Task: Exactly the lines from the one with "Write a component" through the one with "import * as", inclusive, are to be repeated, and the pictures are not.

Records for this task:
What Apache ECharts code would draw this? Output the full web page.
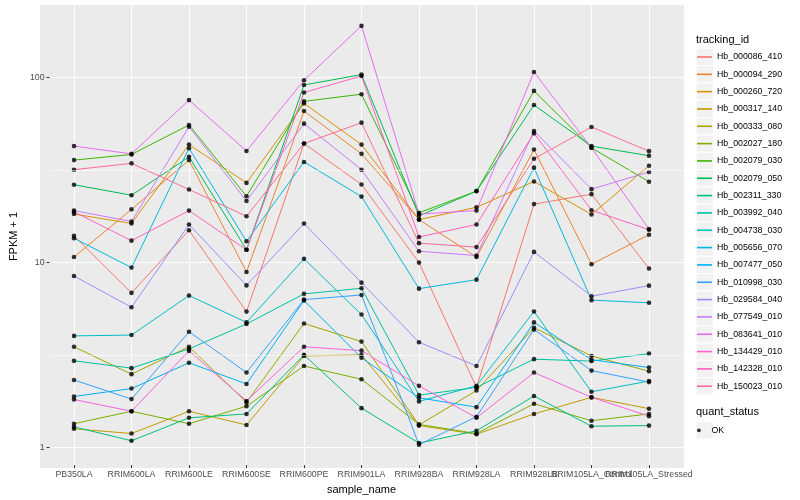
==
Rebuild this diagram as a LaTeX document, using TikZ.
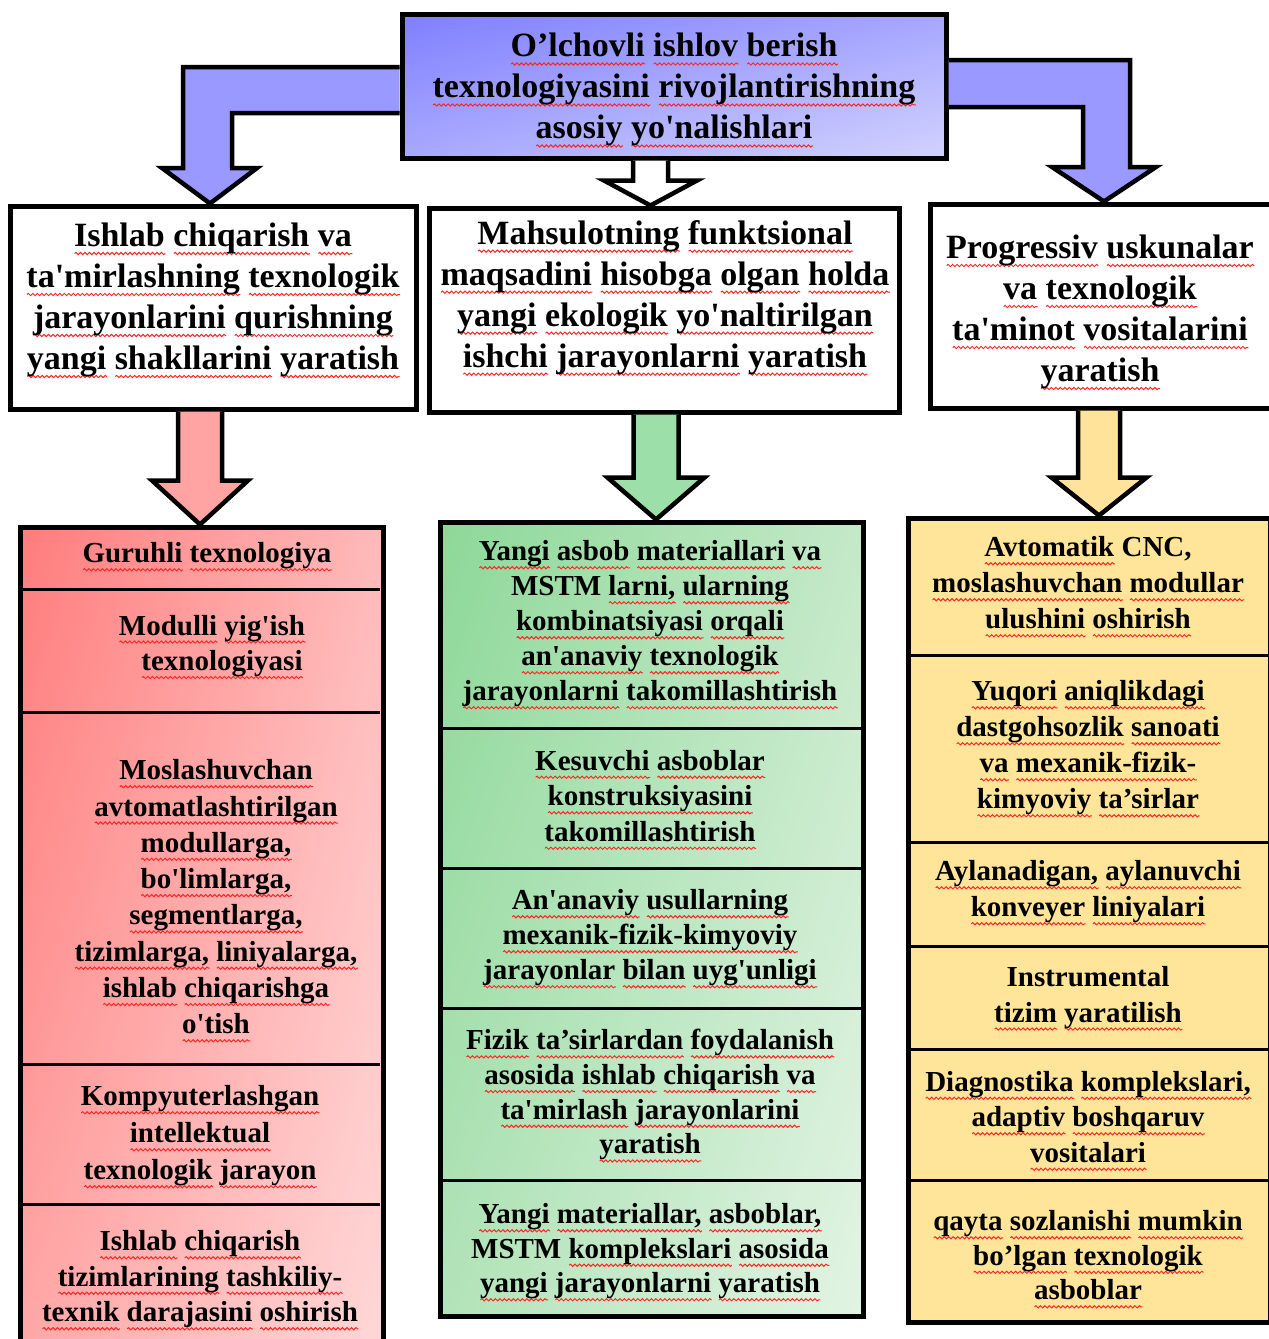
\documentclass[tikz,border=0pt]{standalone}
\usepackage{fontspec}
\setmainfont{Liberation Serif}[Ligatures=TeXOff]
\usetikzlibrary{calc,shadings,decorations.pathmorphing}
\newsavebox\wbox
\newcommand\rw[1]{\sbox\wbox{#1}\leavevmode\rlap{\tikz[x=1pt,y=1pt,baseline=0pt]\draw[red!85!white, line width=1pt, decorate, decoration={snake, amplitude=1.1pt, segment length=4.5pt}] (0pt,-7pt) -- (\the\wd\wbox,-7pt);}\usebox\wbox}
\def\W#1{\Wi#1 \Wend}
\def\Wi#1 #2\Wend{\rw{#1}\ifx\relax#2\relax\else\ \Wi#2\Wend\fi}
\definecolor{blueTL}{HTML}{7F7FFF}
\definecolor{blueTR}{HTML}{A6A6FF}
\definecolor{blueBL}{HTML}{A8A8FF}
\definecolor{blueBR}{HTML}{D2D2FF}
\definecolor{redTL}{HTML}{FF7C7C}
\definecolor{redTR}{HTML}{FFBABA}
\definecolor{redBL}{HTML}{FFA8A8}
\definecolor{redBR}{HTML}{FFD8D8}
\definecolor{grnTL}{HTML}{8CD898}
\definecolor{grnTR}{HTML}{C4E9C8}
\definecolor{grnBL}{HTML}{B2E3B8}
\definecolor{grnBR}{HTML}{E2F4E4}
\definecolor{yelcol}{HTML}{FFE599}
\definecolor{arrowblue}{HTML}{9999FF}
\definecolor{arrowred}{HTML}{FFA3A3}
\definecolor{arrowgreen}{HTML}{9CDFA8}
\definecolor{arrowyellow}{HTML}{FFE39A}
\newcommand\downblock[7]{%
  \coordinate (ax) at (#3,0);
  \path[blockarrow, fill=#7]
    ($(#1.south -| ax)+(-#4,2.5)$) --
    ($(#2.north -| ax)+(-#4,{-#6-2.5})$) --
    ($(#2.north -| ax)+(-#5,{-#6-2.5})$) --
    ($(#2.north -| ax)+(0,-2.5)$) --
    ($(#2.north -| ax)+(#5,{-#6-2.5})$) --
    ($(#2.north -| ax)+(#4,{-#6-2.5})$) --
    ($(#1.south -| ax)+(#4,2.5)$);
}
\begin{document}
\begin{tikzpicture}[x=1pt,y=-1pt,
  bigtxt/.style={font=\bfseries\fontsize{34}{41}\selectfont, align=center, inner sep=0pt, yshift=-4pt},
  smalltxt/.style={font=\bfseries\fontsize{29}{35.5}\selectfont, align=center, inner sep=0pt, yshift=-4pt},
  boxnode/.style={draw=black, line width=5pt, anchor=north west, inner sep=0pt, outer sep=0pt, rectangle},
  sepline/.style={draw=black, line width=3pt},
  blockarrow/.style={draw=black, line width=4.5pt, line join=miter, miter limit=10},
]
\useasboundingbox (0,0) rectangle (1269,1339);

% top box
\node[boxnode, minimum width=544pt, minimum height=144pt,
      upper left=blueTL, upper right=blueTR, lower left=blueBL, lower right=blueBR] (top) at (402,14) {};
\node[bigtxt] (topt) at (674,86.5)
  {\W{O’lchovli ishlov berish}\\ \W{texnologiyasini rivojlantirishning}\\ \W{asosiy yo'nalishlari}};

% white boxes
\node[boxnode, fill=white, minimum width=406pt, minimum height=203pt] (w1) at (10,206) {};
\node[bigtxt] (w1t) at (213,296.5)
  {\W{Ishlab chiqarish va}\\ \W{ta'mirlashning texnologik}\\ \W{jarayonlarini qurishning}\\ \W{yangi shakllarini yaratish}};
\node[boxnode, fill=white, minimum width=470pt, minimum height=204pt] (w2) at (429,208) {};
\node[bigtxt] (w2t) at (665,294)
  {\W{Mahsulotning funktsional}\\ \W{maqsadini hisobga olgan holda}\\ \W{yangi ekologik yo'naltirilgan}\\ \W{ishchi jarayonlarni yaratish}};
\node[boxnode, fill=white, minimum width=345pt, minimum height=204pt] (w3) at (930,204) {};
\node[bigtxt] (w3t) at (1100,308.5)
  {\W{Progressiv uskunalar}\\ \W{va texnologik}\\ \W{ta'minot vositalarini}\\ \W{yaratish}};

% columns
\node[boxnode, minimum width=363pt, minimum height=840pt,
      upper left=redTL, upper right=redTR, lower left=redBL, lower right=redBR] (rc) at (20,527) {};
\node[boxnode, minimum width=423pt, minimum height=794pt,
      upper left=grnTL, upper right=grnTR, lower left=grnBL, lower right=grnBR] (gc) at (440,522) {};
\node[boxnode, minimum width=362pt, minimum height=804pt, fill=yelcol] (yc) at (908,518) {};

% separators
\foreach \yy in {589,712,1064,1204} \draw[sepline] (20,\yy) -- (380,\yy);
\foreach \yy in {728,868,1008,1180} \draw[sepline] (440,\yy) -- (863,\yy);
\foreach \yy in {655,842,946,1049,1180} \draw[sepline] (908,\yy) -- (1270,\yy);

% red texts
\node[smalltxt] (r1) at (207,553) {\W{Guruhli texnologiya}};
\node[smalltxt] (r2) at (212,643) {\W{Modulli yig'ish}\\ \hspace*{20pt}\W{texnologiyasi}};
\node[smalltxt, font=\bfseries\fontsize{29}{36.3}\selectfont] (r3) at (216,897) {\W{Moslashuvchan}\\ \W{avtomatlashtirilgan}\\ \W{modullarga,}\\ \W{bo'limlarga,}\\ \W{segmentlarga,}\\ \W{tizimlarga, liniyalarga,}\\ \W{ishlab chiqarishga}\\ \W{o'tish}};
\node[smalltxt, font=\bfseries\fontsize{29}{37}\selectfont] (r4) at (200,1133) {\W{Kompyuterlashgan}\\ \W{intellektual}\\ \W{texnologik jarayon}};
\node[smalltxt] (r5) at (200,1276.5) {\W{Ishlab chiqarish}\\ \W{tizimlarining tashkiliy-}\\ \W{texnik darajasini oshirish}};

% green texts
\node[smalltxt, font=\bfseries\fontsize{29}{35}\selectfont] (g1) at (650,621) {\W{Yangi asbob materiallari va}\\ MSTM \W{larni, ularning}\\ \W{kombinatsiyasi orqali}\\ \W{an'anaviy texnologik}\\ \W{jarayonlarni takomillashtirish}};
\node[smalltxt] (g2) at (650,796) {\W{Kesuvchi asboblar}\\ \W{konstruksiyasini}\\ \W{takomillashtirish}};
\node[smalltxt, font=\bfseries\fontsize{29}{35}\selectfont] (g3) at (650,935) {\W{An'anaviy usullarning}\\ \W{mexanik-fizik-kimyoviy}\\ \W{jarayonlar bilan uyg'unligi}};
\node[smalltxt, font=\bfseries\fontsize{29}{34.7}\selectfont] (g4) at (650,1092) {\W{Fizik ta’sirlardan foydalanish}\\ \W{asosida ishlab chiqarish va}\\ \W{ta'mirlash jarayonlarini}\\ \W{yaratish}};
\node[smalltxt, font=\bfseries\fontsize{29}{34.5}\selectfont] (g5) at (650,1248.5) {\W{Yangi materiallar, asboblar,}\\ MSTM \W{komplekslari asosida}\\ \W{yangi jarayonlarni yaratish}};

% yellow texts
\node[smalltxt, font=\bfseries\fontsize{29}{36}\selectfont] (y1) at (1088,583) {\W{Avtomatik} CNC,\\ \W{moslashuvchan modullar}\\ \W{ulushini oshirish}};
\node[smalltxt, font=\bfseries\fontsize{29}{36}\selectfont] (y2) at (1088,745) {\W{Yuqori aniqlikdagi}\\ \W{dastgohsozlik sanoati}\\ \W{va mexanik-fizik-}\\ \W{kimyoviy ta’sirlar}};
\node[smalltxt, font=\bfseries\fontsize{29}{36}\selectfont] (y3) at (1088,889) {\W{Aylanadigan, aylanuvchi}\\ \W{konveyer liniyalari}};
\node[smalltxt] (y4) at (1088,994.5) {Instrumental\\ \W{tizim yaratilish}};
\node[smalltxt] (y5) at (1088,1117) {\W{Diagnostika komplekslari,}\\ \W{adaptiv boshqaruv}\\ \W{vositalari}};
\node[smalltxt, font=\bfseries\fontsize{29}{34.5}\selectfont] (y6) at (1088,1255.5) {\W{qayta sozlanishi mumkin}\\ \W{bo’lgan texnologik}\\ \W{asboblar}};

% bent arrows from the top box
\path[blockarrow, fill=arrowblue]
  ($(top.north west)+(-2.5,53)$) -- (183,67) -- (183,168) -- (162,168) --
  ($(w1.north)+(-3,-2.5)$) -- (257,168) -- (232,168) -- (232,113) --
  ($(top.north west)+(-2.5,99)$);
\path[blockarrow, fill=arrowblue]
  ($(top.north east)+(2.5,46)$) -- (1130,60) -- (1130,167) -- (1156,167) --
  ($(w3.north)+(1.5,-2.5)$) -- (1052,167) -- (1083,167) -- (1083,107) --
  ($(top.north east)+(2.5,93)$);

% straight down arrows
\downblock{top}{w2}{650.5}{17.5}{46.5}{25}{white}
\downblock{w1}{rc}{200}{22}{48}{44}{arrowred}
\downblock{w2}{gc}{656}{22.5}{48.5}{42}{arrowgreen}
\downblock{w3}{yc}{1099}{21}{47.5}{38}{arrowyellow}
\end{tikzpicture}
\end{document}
--
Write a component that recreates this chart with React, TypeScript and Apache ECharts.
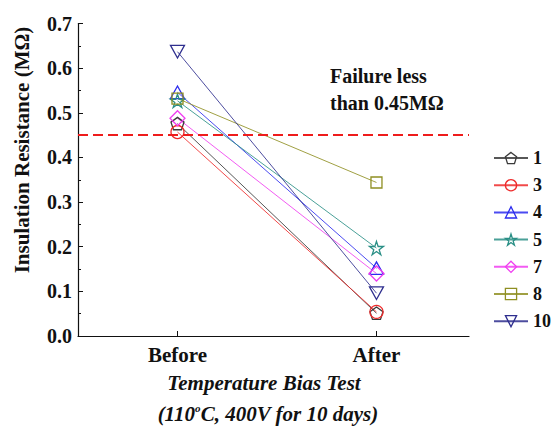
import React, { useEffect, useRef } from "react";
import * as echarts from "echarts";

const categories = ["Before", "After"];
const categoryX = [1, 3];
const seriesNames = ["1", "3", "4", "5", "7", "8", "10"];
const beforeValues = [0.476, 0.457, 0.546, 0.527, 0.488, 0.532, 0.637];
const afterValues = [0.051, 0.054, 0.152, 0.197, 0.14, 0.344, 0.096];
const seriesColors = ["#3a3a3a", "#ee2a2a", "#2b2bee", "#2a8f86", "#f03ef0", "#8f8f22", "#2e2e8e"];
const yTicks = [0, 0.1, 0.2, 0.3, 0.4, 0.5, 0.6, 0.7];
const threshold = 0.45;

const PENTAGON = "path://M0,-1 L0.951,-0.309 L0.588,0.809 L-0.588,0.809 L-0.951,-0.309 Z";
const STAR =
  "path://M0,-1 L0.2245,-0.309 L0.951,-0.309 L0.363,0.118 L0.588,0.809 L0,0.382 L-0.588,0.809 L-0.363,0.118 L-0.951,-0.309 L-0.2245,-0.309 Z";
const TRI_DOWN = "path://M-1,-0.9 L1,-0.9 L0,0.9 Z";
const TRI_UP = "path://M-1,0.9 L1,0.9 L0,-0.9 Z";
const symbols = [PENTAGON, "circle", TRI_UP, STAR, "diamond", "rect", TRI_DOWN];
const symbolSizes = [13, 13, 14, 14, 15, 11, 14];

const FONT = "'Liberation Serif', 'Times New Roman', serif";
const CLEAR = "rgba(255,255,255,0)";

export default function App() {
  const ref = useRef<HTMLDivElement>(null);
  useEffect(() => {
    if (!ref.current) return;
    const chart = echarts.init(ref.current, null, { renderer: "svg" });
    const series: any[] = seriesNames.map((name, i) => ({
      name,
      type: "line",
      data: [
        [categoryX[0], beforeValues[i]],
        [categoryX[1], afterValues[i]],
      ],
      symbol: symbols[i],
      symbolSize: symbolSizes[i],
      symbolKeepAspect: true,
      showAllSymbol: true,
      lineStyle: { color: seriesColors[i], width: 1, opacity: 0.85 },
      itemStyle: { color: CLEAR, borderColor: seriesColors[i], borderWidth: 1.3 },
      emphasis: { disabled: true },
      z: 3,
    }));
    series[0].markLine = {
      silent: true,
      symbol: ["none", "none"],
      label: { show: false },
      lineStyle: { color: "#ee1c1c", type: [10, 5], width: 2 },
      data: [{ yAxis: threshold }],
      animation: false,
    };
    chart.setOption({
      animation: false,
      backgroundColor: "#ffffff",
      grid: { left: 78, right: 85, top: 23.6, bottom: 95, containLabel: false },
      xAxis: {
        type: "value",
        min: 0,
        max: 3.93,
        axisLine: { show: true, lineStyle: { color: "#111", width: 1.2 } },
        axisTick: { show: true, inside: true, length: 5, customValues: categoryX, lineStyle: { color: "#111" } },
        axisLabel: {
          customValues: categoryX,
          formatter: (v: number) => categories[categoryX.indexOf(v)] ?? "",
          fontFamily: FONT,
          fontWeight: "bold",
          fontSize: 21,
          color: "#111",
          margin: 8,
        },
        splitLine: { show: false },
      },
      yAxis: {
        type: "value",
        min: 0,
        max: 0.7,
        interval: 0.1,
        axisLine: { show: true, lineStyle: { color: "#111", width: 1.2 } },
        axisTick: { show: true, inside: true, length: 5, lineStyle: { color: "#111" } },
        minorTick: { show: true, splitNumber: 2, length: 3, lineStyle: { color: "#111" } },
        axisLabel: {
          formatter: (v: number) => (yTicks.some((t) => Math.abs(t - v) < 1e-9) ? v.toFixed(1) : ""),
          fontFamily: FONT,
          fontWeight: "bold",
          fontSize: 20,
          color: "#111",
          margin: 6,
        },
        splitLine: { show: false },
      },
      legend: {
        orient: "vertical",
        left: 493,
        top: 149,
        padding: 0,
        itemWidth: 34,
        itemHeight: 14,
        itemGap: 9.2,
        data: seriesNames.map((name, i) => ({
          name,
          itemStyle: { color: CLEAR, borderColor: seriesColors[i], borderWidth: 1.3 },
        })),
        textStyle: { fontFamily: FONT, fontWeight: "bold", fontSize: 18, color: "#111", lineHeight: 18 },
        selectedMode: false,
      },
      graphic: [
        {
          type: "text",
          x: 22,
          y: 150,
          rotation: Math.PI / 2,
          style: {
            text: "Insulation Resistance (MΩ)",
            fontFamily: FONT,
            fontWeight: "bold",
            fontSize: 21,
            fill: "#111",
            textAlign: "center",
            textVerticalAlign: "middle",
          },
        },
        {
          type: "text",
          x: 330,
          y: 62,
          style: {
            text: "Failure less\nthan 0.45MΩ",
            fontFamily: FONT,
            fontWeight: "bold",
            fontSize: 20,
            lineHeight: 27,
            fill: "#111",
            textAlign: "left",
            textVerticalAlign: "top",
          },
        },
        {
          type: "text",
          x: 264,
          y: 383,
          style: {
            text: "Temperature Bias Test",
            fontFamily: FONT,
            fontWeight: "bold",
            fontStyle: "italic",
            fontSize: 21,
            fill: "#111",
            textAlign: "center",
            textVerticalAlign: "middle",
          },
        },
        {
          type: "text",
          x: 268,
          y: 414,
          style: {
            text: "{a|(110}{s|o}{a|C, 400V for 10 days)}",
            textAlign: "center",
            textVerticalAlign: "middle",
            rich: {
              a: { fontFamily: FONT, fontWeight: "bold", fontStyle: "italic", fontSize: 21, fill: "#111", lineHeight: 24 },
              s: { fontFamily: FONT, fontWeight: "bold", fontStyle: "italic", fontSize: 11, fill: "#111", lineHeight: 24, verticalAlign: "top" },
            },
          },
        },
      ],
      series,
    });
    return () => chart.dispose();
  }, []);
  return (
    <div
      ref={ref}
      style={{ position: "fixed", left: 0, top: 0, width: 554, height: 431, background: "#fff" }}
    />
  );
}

Result of this exercise:
Write a component that recreates this chart with React, TypeScript and Apache ECharts.
import React, { useEffect, useRef } from "react";
import * as echarts from "echarts";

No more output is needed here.